◆ Material provided:
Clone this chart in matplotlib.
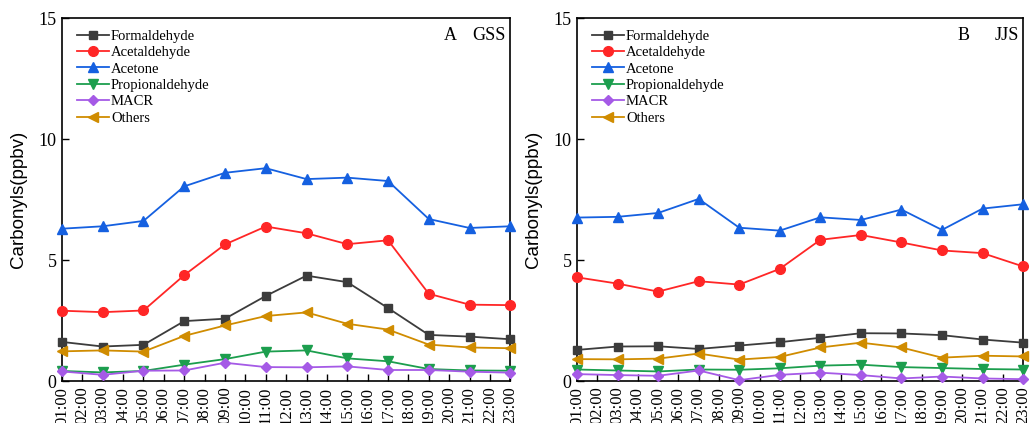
import matplotlib.pyplot as plt

hours = [1, 3, 5, 7, 9, 11, 13, 15, 17, 19, 21, 23]
tick_hours = list(range(1, 24))
tick_labels = [f"{h:02d}:00" for h in tick_hours]

names = ["Formaldehyde", "Acetaldehyde", "Acetone", "Propionaldehyde", "MACR", "Others"]
colors = ["#3c3c3c", "#ff2626", "#1560e0", "#1c9e4e", "#a55ae6", "#d08c00"]
markers = ["s", "o", "^", "v", "D", "<"]
sizes = [6, 7, 7, 7, 5.5, 7]

# GSS site
gss_formaldehyde = [1.62, 1.43, 1.50, 2.48, 2.58, 3.52, 4.36, 4.09, 3.02, 1.91, 1.84, 1.73]
gss_acetaldehyde = [2.91, 2.85, 2.92, 4.38, 5.65, 6.39, 6.11, 5.66, 5.82, 3.61, 3.16, 3.14]
gss_acetone = [6.30, 6.40, 6.62, 8.05, 8.61, 8.80, 8.35, 8.41, 8.27, 6.70, 6.33, 6.40]
gss_propionaldehyde = [0.42, 0.36, 0.42, 0.68, 0.91, 1.22, 1.27, 0.94, 0.82, 0.50, 0.44, 0.43]
gss_macr = [0.40, 0.26, 0.43, 0.44, 0.76, 0.58, 0.57, 0.61, 0.46, 0.46, 0.39, 0.35]
gss_others = [1.23, 1.27, 1.22, 1.87, 2.30, 2.69, 2.84, 2.37, 2.13, 1.51, 1.39, 1.36]

# JJS site
jjs_formaldehyde = [1.29, 1.43, 1.44, 1.33, 1.47, 1.61, 1.79, 1.98, 1.97, 1.90, 1.72, 1.59]
jjs_acetaldehyde = [4.29, 4.03, 3.70, 4.13, 3.99, 4.64, 5.84, 6.04, 5.73, 5.40, 5.29, 4.74]
jjs_acetone = [6.76, 6.79, 6.95, 7.53, 6.34, 6.22, 6.77, 6.66, 7.09, 6.25, 7.13, 7.31]
jjs_propionaldehyde = [0.48, 0.44, 0.40, 0.48, 0.47, 0.53, 0.64, 0.68, 0.58, 0.54, 0.50, 0.48]
jjs_macr = [0.29, 0.25, 0.22, 0.44, 0.04, 0.26, 0.35, 0.25, 0.11, 0.19, 0.11, 0.08]
jjs_others = [0.91, 0.90, 0.93, 1.14, 0.89, 1.00, 1.39, 1.59, 1.39, 0.97, 1.05, 1.02]

panels = [
    ("A", "GSS", [gss_formaldehyde, gss_acetaldehyde, gss_acetone, gss_propionaldehyde, gss_macr, gss_others]),
    ("B", "JJS", [jjs_formaldehyde, jjs_acetaldehyde, jjs_acetone, jjs_propionaldehyde, jjs_macr, jjs_others]),
]

serif = "Liberation Serif"
fig = plt.figure(figsize=(10.33, 4.23), dpi=100)
rects = [[0.060, 0.099, 0.434, 0.858], [0.5586, 0.099, 0.4318, 0.858]]

for rect, (letter, site, series) in zip(rects, panels):
    ax = fig.add_axes(rect)
    for vals, name, c, m, s in zip(series, names, colors, markers, sizes):
        ax.plot(hours, vals, color=c, marker=m, markersize=s, linewidth=1.3,
                label=name, clip_on=False, zorder=3)
    ax.set_xlim(1, 23)
    ax.set_ylim(0, 15)
    ax.set_yticks([0, 5, 10, 15])
    ax.set_xticks(tick_hours)
    ax.set_xticklabels(tick_labels, rotation=90, fontfamily=serif, fontsize=12)
    for t in ax.get_yticklabels():
        t.set_fontfamily(serif)
        t.set_fontsize(13)
    ax.tick_params(direction="in", length=5, width=1, top=False, right=False, pad=4)
    for sp in ax.spines.values():
        sp.set_linewidth(1.2)
    ax.set_ylabel("Carbonyls(ppbv)", fontfamily="Liberation Sans", fontsize=13.5, labelpad=8)
    ax.text(0.866, 0.975, letter, transform=ax.transAxes, fontfamily=serif, fontsize=13,
            ha="center", va="top")
    ax.text(0.99, 0.975, site, transform=ax.transAxes, fontfamily=serif, fontsize=13,
            ha="right", va="top")
    ax.legend(loc="upper left", frameon=False, prop={"family": serif, "size": 10.5},
              handlelength=2.2, handletextpad=0.15, labelspacing=0.22,
              borderaxespad=0.0, bbox_to_anchor=(0.02, 0.985))

fig.savefig("out.png", dpi=100)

◆ What you need to do: Quote the data exactly, leaving every image out of the copy.

◆ Result of this task:
Clone this chart in matplotlib.
import matplotlib.pyplot as plt

hours = [1, 3, 5, 7, 9, 11, 13, 15, 17, 19, 21, 23]
tick_hours = list(range(1, 24))
tick_labels = [f"{h:02d}:00" for h in tick_hours]

names = ["Formaldehyde", "Acetaldehyde", "Acetone", "Propionaldehyde", "MACR", "Others"]
colors = ["#3c3c3c", "#ff2626", "#1560e0", "#1c9e4e", "#a55ae6", "#d08c00"]
markers = ["s", "o", "^", "v", "D", "<"]
sizes = [6, 7, 7, 7, 5.5, 7]

# GSS site
gss_formaldehyde = [1.62, 1.43, 1.50, 2.48, 2.58, 3.52, 4.36, 4.09, 3.02, 1.91, 1.84, 1.73]
gss_acetaldehyde = [2.91, 2.85, 2.92, 4.38, 5.65, 6.39, 6.11, 5.66, 5.82, 3.61, 3.16, 3.14]
gss_acetone = [6.30, 6.40, 6.62, 8.05, 8.61, 8.80, 8.35, 8.41, 8.27, 6.70, 6.33, 6.40]
gss_propionaldehyde = [0.42, 0.36, 0.42, 0.68, 0.91, 1.22, 1.27, 0.94, 0.82, 0.50, 0.44, 0.43]
gss_macr = [0.40, 0.26, 0.43, 0.44, 0.76, 0.58, 0.57, 0.61, 0.46, 0.46, 0.39, 0.35]
gss_others = [1.23, 1.27, 1.22, 1.87, 2.30, 2.69, 2.84, 2.37, 2.13, 1.51, 1.39, 1.36]

# JJS site
jjs_formaldehyde = [1.29, 1.43, 1.44, 1.33, 1.47, 1.61, 1.79, 1.98, 1.97, 1.90, 1.72, 1.59]
jjs_acetaldehyde = [4.29, 4.03, 3.70, 4.13, 3.99, 4.64, 5.84, 6.04, 5.73, 5.40, 5.29, 4.74]
jjs_acetone = [6.76, 6.79, 6.95, 7.53, 6.34, 6.22, 6.77, 6.66, 7.09, 6.25, 7.13, 7.31]
jjs_propionaldehyde = [0.48, 0.44, 0.40, 0.48, 0.47, 0.53, 0.64, 0.68, 0.58, 0.54, 0.50, 0.48]
jjs_macr = [0.29, 0.25, 0.22, 0.44, 0.04, 0.26, 0.35, 0.25, 0.11, 0.19, 0.11, 0.08]
jjs_others = [0.91, 0.90, 0.93, 1.14, 0.89, 1.00, 1.39, 1.59, 1.39, 0.97, 1.05, 1.02]

panels = [
    ("A", "GSS", [gss_formaldehyde, gss_acetaldehyde, gss_acetone, gss_propionaldehyde, gss_macr, gss_others]),
    ("B", "JJS", [jjs_formaldehyde, jjs_acetaldehyde, jjs_acetone, jjs_propionaldehyde, jjs_macr, jjs_others]),
]

serif = "Liberation Serif"
fig = plt.figure(figsize=(10.33, 4.23), dpi=100)
rects = [[0.060, 0.099, 0.434, 0.858], [0.5586, 0.099, 0.4318, 0.858]]

for rect, (letter, site, series) in zip(rects, panels):
    ax = fig.add_axes(rect)
    for vals, name, c, m, s in zip(series, names, colors, markers, sizes):
        ax.plot(hours, vals, color=c, marker=m, markersize=s, linewidth=1.3,
                label=name, clip_on=False, zorder=3)
    ax.set_xlim(1, 23)
    ax.set_ylim(0, 15)
    ax.set_yticks([0, 5, 10, 15])
    ax.set_xticks(tick_hours)
    ax.set_xticklabels(tick_labels, rotation=90, fontfamily=serif, fontsize=12)
    for t in ax.get_yticklabels():
        t.set_fontfamily(serif)
        t.set_fontsize(13)
    ax.tick_params(direction="in", length=5, width=1, top=False, right=False, pad=4)
    for sp in ax.spines.values():
        sp.set_linewidth(1.2)
    ax.set_ylabel("Carbonyls(ppbv)", fontfamily="Liberation Sans", fontsize=13.5, labelpad=8)
    ax.text(0.866, 0.975, letter, transform=ax.transAxes, fontfamily=serif, fontsize=13,
            ha="center", va="top")
    ax.text(0.99, 0.975, site, transform=ax.transAxes, fontfamily=serif, fontsize=13,
            ha="right", va="top")
    ax.legend(loc="upper left", frameon=False, prop={"family": serif, "size": 10.5},
              handlelength=2.2, handletextpad=0.15, labelspacing=0.22,
              borderaxespad=0.0, bbox_to_anchor=(0.02, 0.985))

fig.savefig("out.png", dpi=100)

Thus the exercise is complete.